Without copying any pictures, restate exactly the lines from the start of the records through the line containing "import * as".

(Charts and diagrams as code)
>> BEGIN
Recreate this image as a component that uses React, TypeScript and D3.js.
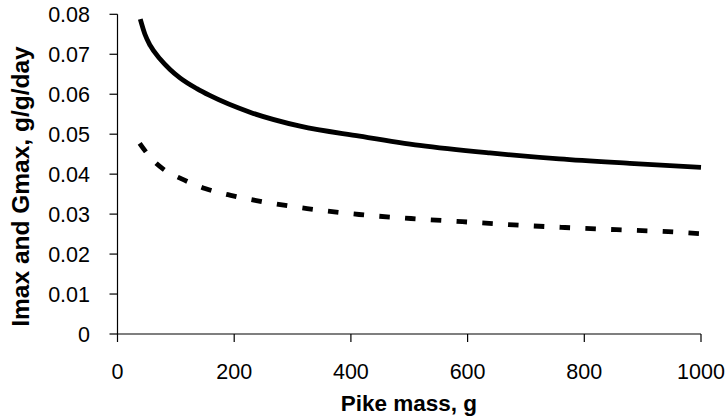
import React from "react";
import * as d3 from "d3";

// Maximum consumption (Imax) and maximum growth (Gmax) versus pike body mass
const imaxMass = [39, 47, 56, 73, 90, 107, 136, 158, 227, 313, 415, 518, 638, 757, 878, 1000];
const imaxValues = [0.0788, 0.075, 0.0722, 0.0688, 0.0662, 0.0641, 0.0614, 0.0597, 0.0555, 0.052, 0.0495, 0.0472, 0.0453, 0.0438, 0.0427, 0.0417];

const gmaxMass = [38, 48, 64, 79, 110, 150, 194, 238, 282, 325, 414, 503, 591, 679, 767, 855, 944, 1000];
const gmaxValues = [0.0477, 0.0457, 0.043, 0.0412, 0.0388, 0.0364, 0.0347, 0.0334, 0.0323, 0.0314, 0.0299, 0.0289, 0.0281, 0.0273, 0.02665, 0.0261, 0.0256, 0.0251];

const xTicks = [0, 200, 400, 600, 800, 1000];
const yTicks = [0, 0.01, 0.02, 0.03, 0.04, 0.05, 0.06, 0.07, 0.08];

const xTitle = "Pike mass, g";
const yTitle = "Imax and Gmax, g/g/day";

const W = 727;
const H = 418;
const FONT = "'Liberation Sans', Arial, sans-serif";

export default function App() {
  const x = d3.scaleLinear().domain([0, 1000]).range([117.5, 701]);
  const y = d3.scaleLinear().domain([0, 0.08]).range([334, 14.3]);

  const line = d3
    .line<[number, number]>()
    .x((d) => x(d[0]))
    .y((d) => y(d[1]))
    .curve(d3.curveMonotoneX);

  const imaxPath = line(imaxMass.map((m, i) => [m, imaxValues[i]]) as [number, number][]) || "";
  const gmaxPath = line(gmaxMass.map((m, i) => [m, gmaxValues[i]]) as [number, number][]) || "";

  const yLabel = (v: number) => (v === 0 ? "0" : d3.format(".2f")(v));

  return (
    <svg
      width={W}
      height={H}
      style={{ position: "absolute", left: 0, top: 0, background: "#fff" }}
      fontFamily={FONT}
    >
      <rect width={W} height={H} fill="#fff" />

      {/* axes */}
      <line x1={x(0)} x2={x(0)} y1={y(0.08)} y2={y(0)} stroke="#000" strokeWidth={1.2} />
      <line x1={x(0)} x2={x(1000)} y1={y(0)} y2={y(0)} stroke="#000" strokeWidth={1.2} />

      {yTicks.map((t) => (
        <g key={"y" + t}>
          <line x1={x(0) - 8} x2={x(0)} y1={y(t)} y2={y(t)} stroke="#000" strokeWidth={1.2} />
          <text x={90} y={y(t) + 7.6} textAnchor="end" fontSize={21.5} fill="#000">
            {yLabel(t)}
          </text>
        </g>
      ))}

      {xTicks.map((t) => (
        <g key={"x" + t}>
          <line x1={x(t)} x2={x(t)} y1={y(0)} y2={y(0) + 8} stroke="#000" strokeWidth={1.2} />
          <text x={x(t)} y={378.5} textAnchor="middle" fontSize={21.5} fill="#000">
            {t}
          </text>
        </g>
      ))}

      {/* series */}
      <path d={imaxPath} fill="none" stroke="#000" strokeWidth={4.8} strokeLinecap="butt" />
      <path
        d={gmaxPath}
        fill="none"
        stroke="#000"
        strokeWidth={4.8}
        strokeDasharray="10.5 15.3"
        strokeLinecap="butt"
      />

      {/* axis titles */}
      <text x={408.8} y={411} textAnchor="middle" fontSize={22.5} fontWeight="bold" fill="#000">
        {xTitle}
      </text>
      <text
        transform={`translate(28.5,186.5) rotate(-90)`}
        textAnchor="middle"
        fontSize={24.5}
        fontWeight="bold"
        fill="#000"
      >
        {yTitle}
      </text>
    </svg>
  );
}
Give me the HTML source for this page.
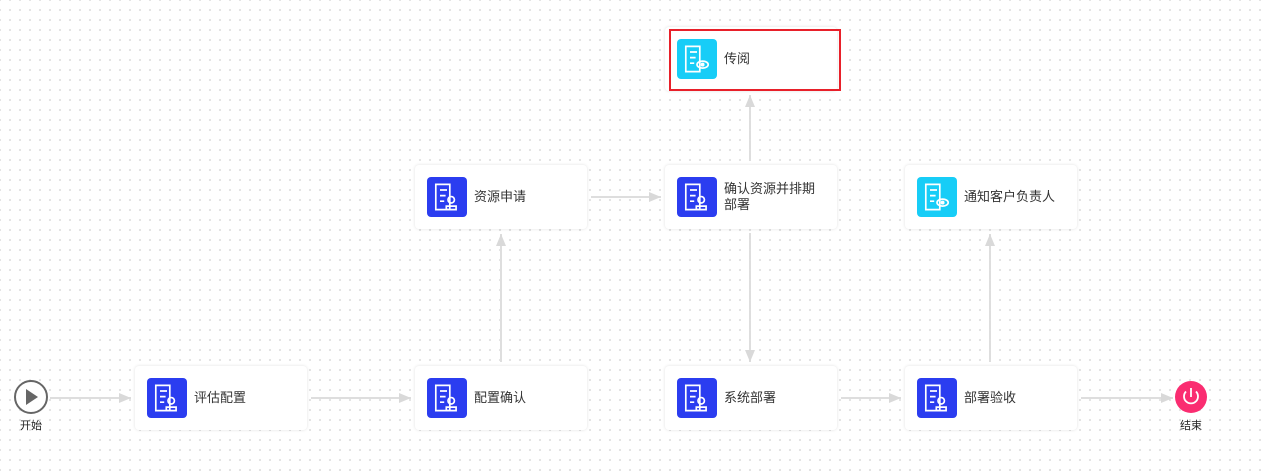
<!DOCTYPE html>
<html><head><meta charset="utf-8"><style>
html,body{margin:0;padding:0}
body{width:1261px;height:472px;position:relative;overflow:hidden;background:#fff;
background-image:radial-gradient(circle,#dcdcdc 0.8px,transparent 1.1px);background-size:10px 10px;background-position:5px 5px;
font-family:"Liberation Sans","Noto Sans CJK SC",sans-serif;}
.n{position:absolute;width:172px;height:64px;background:#fff;border-radius:4px;box-shadow:0 0 3px rgba(0,0,0,0.12);box-sizing:border-box}
.ic{position:absolute;left:12px;top:12px;width:40px;height:40px;border-radius:4px;background:#2b3df0}
.ic.c{background:#17cdf7}
.t{position:absolute;left:59px;top:0;height:64px;display:flex;align-items:center;font-size:13px;color:#333;line-height:16px;width:100px}
.lb{position:absolute;font-size:11px;color:#222}
svg.l{position:absolute;left:0;top:0}
</style></head><body>
<svg class="l" width="1261" height="472">
<defs><marker id="a" markerWidth="12" markerHeight="10" refX="12" refY="5" orient="auto" markerUnits="userSpaceOnUse"><path d="M0,0L12,5L0,10z" fill="#d9d9d9"/></marker></defs>
<g stroke="#dedede" stroke-width="2" fill="none" marker-end="url(#a)">
<line x1="50" y1="398" x2="131" y2="398"/>
<line x1="311" y1="398" x2="411" y2="398"/>
<line x1="501" y1="362" x2="501" y2="234"/>
<line x1="591" y1="197" x2="661" y2="197"/>
<line x1="750" y1="161" x2="750" y2="95"/>
<line x1="750" y1="233" x2="750" y2="362"/>
<line x1="841" y1="398" x2="901" y2="398"/>
<line x1="990" y1="362" x2="990" y2="234"/>
<line x1="1081" y1="398" x2="1173" y2="398"/>
</g>
<circle cx="31" cy="397" r="16" fill="#fff" stroke="#666" stroke-width="2"/>
<path d="M26,389L38,397L26,405z" fill="#666"/>
<circle cx="1191" cy="397" r="16" fill="#fa2d71"/>
<path d="M1186,391.5A7,7 0 1 0 1196,391.5" stroke="#fff" stroke-width="1.8" fill="none"/>
<line x1="1191" y1="388" x2="1191" y2="397" stroke="#fff" stroke-width="1.8"/>
</svg>
<div class="lb" style="left:20px;top:417px">开始</div>
<div class="lb" style="left:1180px;top:417px">结束</div>

<div class="n" style="left:135px;top:366px"><div class="ic"></div><div class="t">评估配置</div></div>
<div class="n" style="left:415px;top:366px"><div class="ic"></div><div class="t">配置确认</div></div>
<div class="n" style="left:665px;top:366px"><div class="ic"></div><div class="t">系统部署</div></div>
<div class="n" style="left:905px;top:366px"><div class="ic"></div><div class="t">部署验收</div></div>
<div class="n" style="left:415px;top:165px"><div class="ic"></div><div class="t">资源申请</div></div>
<div class="n" style="left:665px;top:165px"><div class="ic"></div><div class="t">确认资源并排期部署</div></div>
<div class="n" style="left:905px;top:165px"><div class="ic c"></div><div class="t">通知客户负责人</div></div>
<div class="n" style="left:665px;top:27px;height:64px"><div class="ic c"></div><div class="t">传阅</div></div>
<div style="position:absolute;left:669px;top:29px;width:172px;height:62px;border:2px solid #e8202a;box-sizing:border-box"></div>

<svg class="l" width="1261" height="472" style="pointer-events:none">
<g stroke="#fff" stroke-width="1.2" fill="none">
<g id="d1" transform="translate(147,378) translate(20,20) scale(1.4) translate(-20,-20)"><path d="M12,11h10v18h-10z M15,15h5 M15,19h4 M15,23h3"/><circle cx="23" cy="22" r="2.3"/><path d="M19.5,29v-2.5h7v2.5z"/></g>
<use href="#d1" x="280"/><use href="#d1" x="530"/><use href="#d1" x="770"/><use href="#d1" x="280" y="-201"/><use href="#d1" x="530" y="-201"/>
<g id="d2" transform="translate(917,177) translate(20,20) scale(1.4) translate(-20,-20)"><path d="M12,11h10v18h-10z M15,15h5 M15,19h4 M15,23h3"/><ellipse cx="24" cy="24" rx="4" ry="2.5"/><circle cx="24" cy="24" r="0.8" fill="#fff"/></g>
<use href="#d2" x="-240" y="-138"/>
</g></svg>
</body></html>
>> END
(EXERCISE OUTPUT)
Recreate this image as a component that uses React, TypeScript and D3.js.
import React from "react";
import * as d3 from "d3";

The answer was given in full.